Last year I came across an interesting little book titled Meditations For Women Who Do Too Much by Anne Wilson Schaef. The author recognizes that women who do too much would not take much time for meditation (and probably usually take none!) so she tried to make each meditation brief. Even so, I did not get the entire book read and I’m going to try again! There is a meditation for each day of the year. Each day begins with a timely quote which is followed by a meditation and ends with a few words for the day. Shaef writes “Most women would not define themselves as workaholics but there are many of us who do too much, keep too busy, spend all our time taking care of others, and, in general do not take care of ourselves. Many of us have crossed over the line to compulsive, addictive self-defeating behaviour and need to make major changes in our lives.” Her Jan. 1 entry is titled Rushing/ Frenzy  –  “We women who do too much find the ending of an old year and the beginning of a new year to be a difficult time. There is always the temptation to try to “tidy up’ all the loose ends as the old year closes. We fall into that trap of believing that it is possible to get our entire life ‘caught up’ before starting a new year, and we are determined to do it. Also, there is the temptation to set up an elaborate set of resolutions for the coming year so that we can, at last, GET IT RIGHT. As workaholics, we tend to be very hard on ourselves: nothing less than perfection is enough. Hopefully, on this first day of the year, we will be able to remember that we are perfect just as we are. Hope for the willingness to live this year in a way that will be gentle to yourself…one day at a time.” So………my New Year’s resolution is to read the book through, gain inspiration and try never to confuse motion with action.

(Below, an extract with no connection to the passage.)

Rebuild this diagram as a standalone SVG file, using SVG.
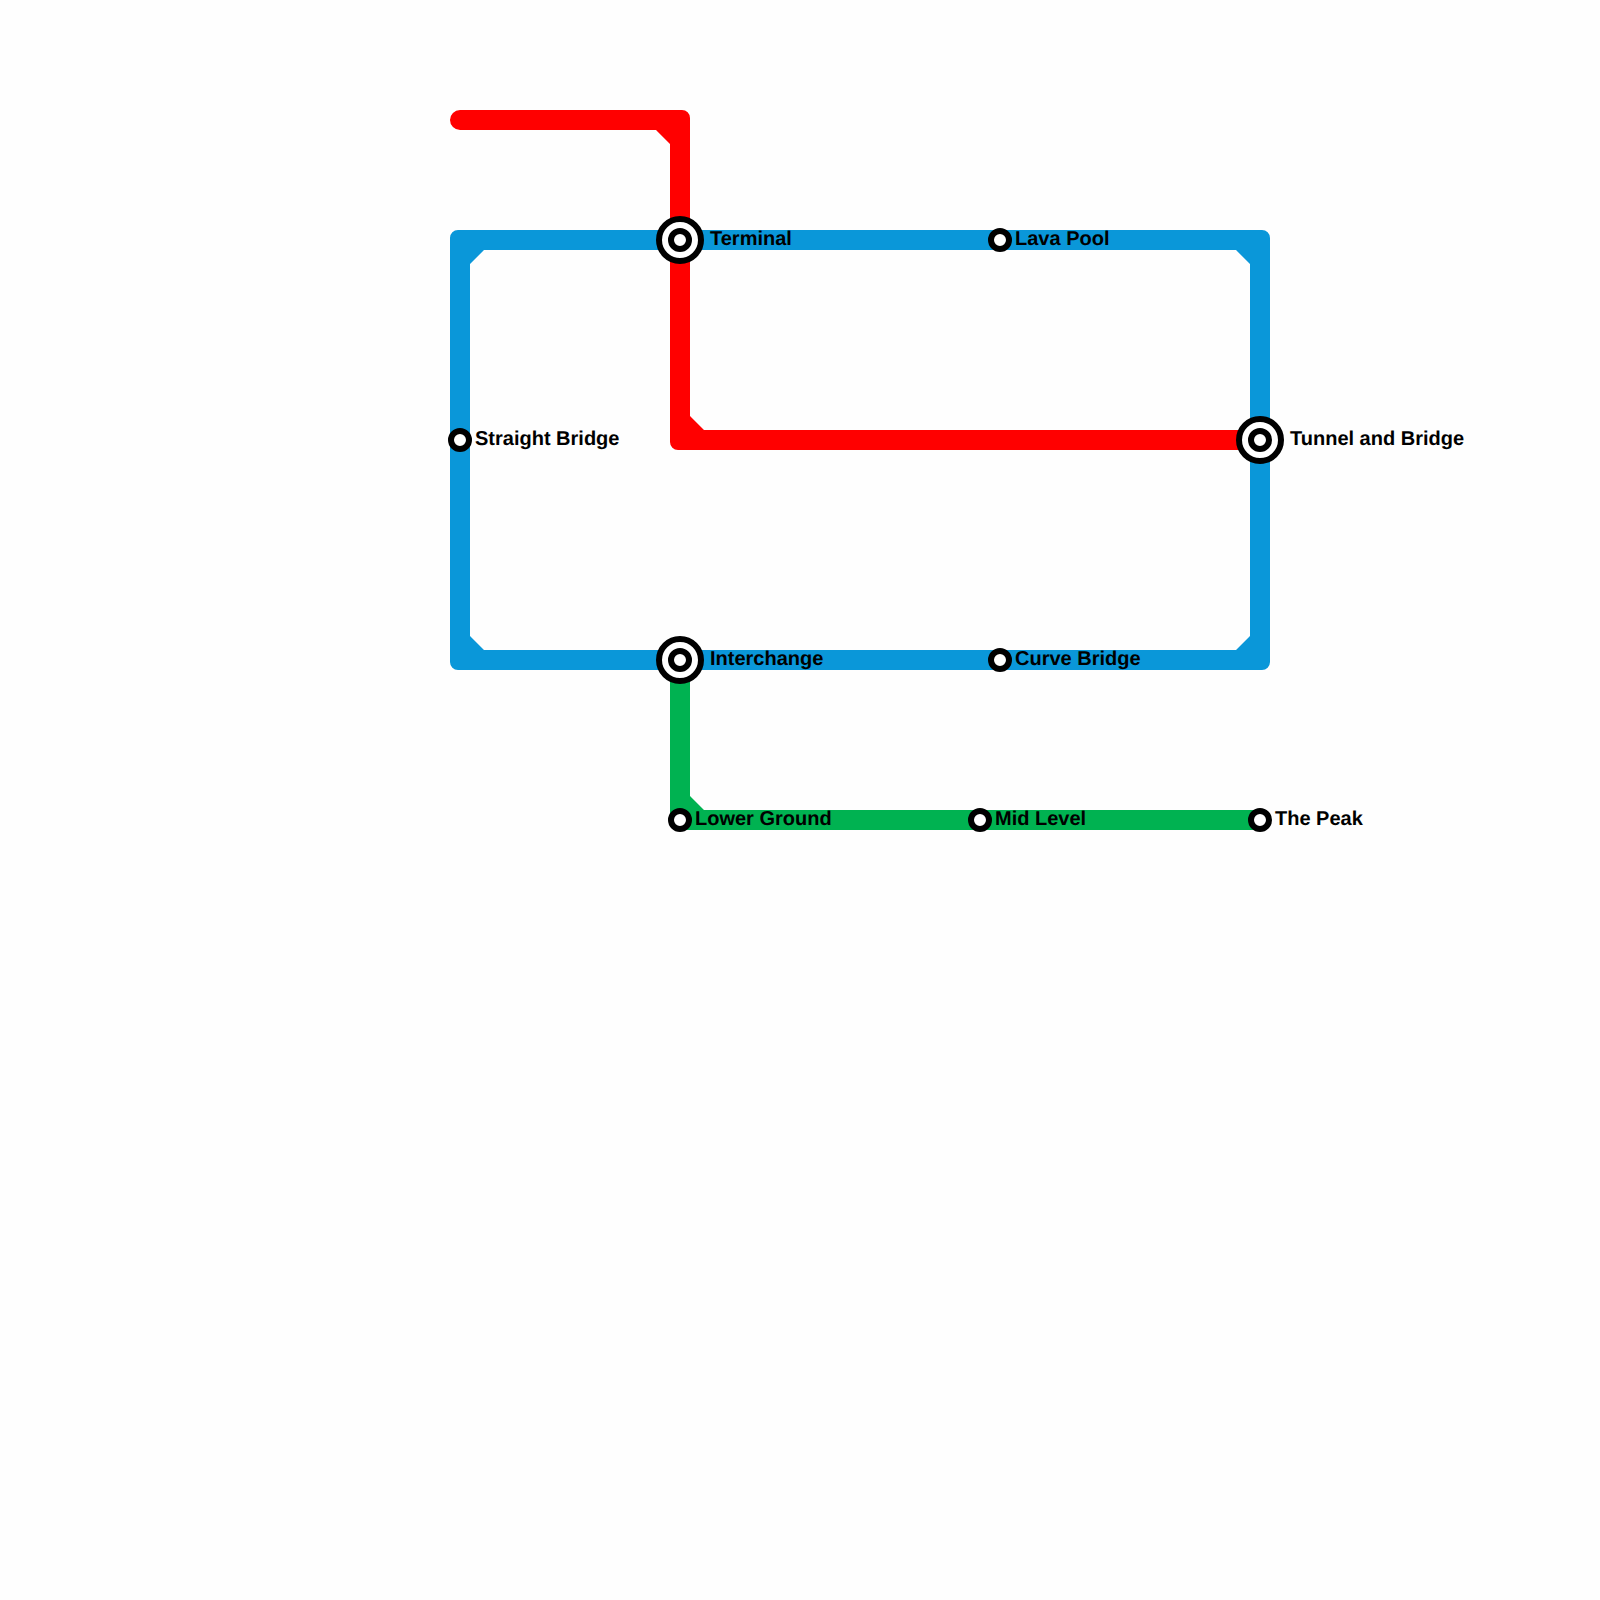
<svg xmlns="http://www.w3.org/2000/svg" width="1600" height="1600" viewBox="0 0 1600 1600">
<style>
.lbl{font-family:"Liberation Sans",Arial,sans-serif;font-weight:700;font-size:20px;fill:#000;text-rendering:geometricPrecision}
.hole{fill:#fff;stroke:#000;stroke-width:6}
.ring{fill:#fff;stroke:#000;stroke-width:6}
</style>
<rect width="1600" height="1600" fill="#fefefe"/>
<g id="connectors">
<path id="line-blue" fill="#0a97d9" fill-rule="evenodd" d="M458 230H1262A8 8 0 0 1 1270 238V662A8 8 0 0 1 1262 670H458A8 8 0 0 1 450 662V238A8 8 0 0 1 458 230ZM484 250L470 264V636L484 650H1236L1250 636V264L1236 250Z"/>
<path id="line-red" fill="#ff0000" d="M460 110H682A8 8 0 0 1 690 118V416L704 430H1260V450H678A8 8 0 0 1 670 442V144L656 130H460A10 10 0 0 1 460 110Z"/>
<path id="line-green" fill="#00b251" d="M670 670H690V796L704 810H1260V830H678A8 8 0 0 1 670 822Z"/>
</g>
<g id="station-terminal"><circle class="ring" cx="680" cy="240" r="21"/><circle class="hole" cx="680" cy="240" r="9"/><text class="lbl" x="710" y="245">Terminal</text></g>
<g id="station-lava-pool"><circle class="hole" cx="1000" cy="240" r="9"/><text class="lbl" x="1015" y="245">Lava Pool</text></g>
<g id="station-straight-bridge"><circle class="hole" cx="460" cy="440" r="9"/><text class="lbl" x="475" y="445">Straight Bridge</text></g>
<g id="station-tunnel-and-bridge"><circle class="ring" cx="1260" cy="440" r="21"/><circle class="hole" cx="1260" cy="440" r="9"/><text class="lbl" x="1290" y="445">Tunnel and Bridge</text></g>
<g id="station-interchange"><circle class="ring" cx="680" cy="660" r="21"/><circle class="hole" cx="680" cy="660" r="9"/><text class="lbl" x="710" y="665">Interchange</text></g>
<g id="station-curve-bridge"><circle class="hole" cx="1000" cy="660" r="9"/><text class="lbl" x="1015" y="665">Curve Bridge</text></g>
<g id="station-lower-ground"><circle class="hole" cx="680" cy="820" r="9"/><text class="lbl" x="695" y="825">Lower Ground</text></g>
<g id="station-mid-level"><circle class="hole" cx="980" cy="820" r="9"/><text class="lbl" x="995" y="825">Mid Level</text></g>
<g id="station-the-peak"><circle class="hole" cx="1260" cy="820" r="9"/><text class="lbl" x="1275" y="825">The Peak</text></g>
</svg>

Along the same lines, Lisa M. Petsche tells us that “People who care for loved ones with frail health typically have many responsibilities. There don’t seem to be enough hours in the day to get everything done, let alone get time with other important people in their life and tend to their own needs. It’s not surprising that the gift caregivers value most is the gift of time; time to attend to their physical, mental, emotional and spiritual needs to help keep the inherent stress of caregiving manageable. If you’re a caregiver, consider personal time a need, not a luxury, and resolve to make it an ongoing gift to yourself. Don’t wait for the new year to get started!

Clinton Seniors Association members will enjoy a couple of quiet months before the next important event. The Daffodil Tea is March 6 and by then we’ll all have had enough of cold and snow and be looking forward to Spring and green grass and new growth.

Meanwhile, Cards and Games go on at the Seniors Centre 217 Smith Avenue, every Monday at 1 pm.  The more people who attend, the greater variety of games can be played. Plan to attend for coffee and a couple of hours of fellowship.

The next regular General meeting will be held Jan. 16 following lunch at the Seniors Centre. New members are welcome! Annual membership fees are $15.

Happy Birthday to Aldea Chastenay on Jan. 5.

You be the judge! Hervey Allan said, “The only time you really live fully is from 30 to 60. The young are slaves to dreams; the old servants of regrets. Only the middle-aged have all their five senses in the keeping of their wits.”